Ecco, posso solo condividere una cosa: che non mi riconosco a me stesso. Non so più chi sono. Non riesco a trovare nulla di quello che prima mi definiva.
- Non sono cristiano, né ebreo, né musulmano.
- Non sono dell’Est, né dell’Ovest, né del Nord, né del Sud.
- Non sono della terra, né dell’acqua, né dell’aria, né del fuoco, se neppure dell’etere sono.
- Non sono della polvere, né dell’esistenza, né delle stelle, né dell’essenza.
- Non sono dell’India, né della Cina, né della Bulgaria, né della Grecia.
- Non sono di questo mondo, né del prossimo, né del Paradiso, né dell’Inferno.
- Non sono Adamo, né Eva, non vengo dall’Eden, né vado da nessuna parte.
- Il mio luogo è il no-luogo, la mia impronta non lascia traccia.

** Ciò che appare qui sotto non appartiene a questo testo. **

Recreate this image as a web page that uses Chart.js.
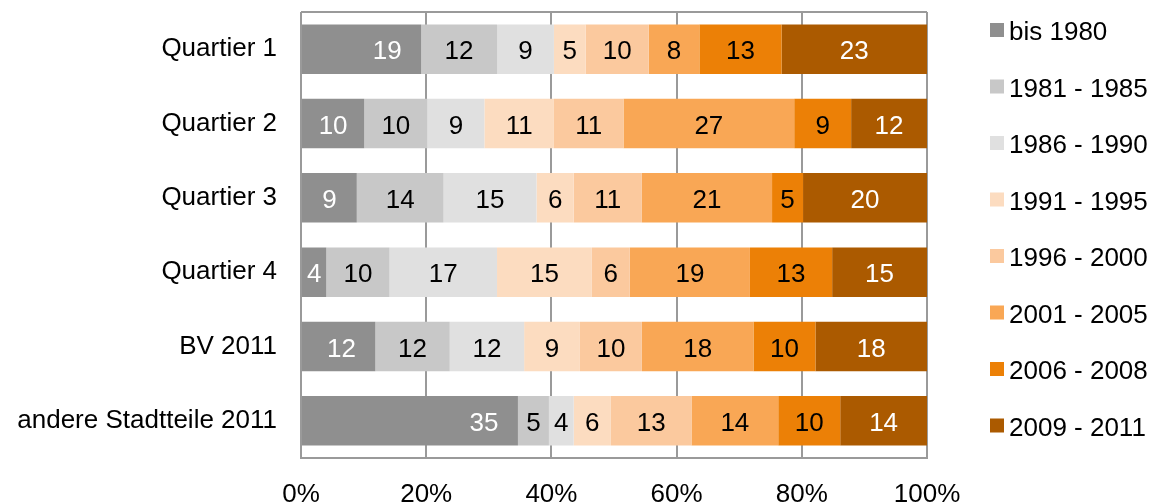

- Non ho corpo, né anima, perché appartengo alla realtà dell’Amato.
Ho scartato la dualità, ho trasceso l’illusione, ho visto che i due mondi sono uno; però Uno con la lettera maiuscola, perché l’uno con la minuscola è solo e separato, mentre l’Uno con la maiuscola lo include tutto.
Solo Uno cerco, Uno conosco, Uno vedo, Uno invoco. Ho bevuto la bevanda più spiritosa dell’esistenza. Sono ubriaco della coppa dell’Amore, ora i due mondi sono scomparsi dalla mia vita; non ho altro da fare che essere in totale celebrazione.
Con il passare del tempo, Rumi utilizzò il linguaggio per scrivere centinaia di poesie mistiche che tentavano di trasmettere l’indescrivibile.
Un giorno si incontrò con persone che lo conoscevano da prima e che gli chiesero: “Cosa ti è accaduto, Rumi?”.
Lo sguardo puro mi ha colpito, sono caduto e ora non posso più essere lo stesso. Mi ci sono immerso e sono tornato al tutto.
Questa è la storia di un discepolo che ha smesso di esserlo, per diventare la beatitudine che sorge dal puro amore.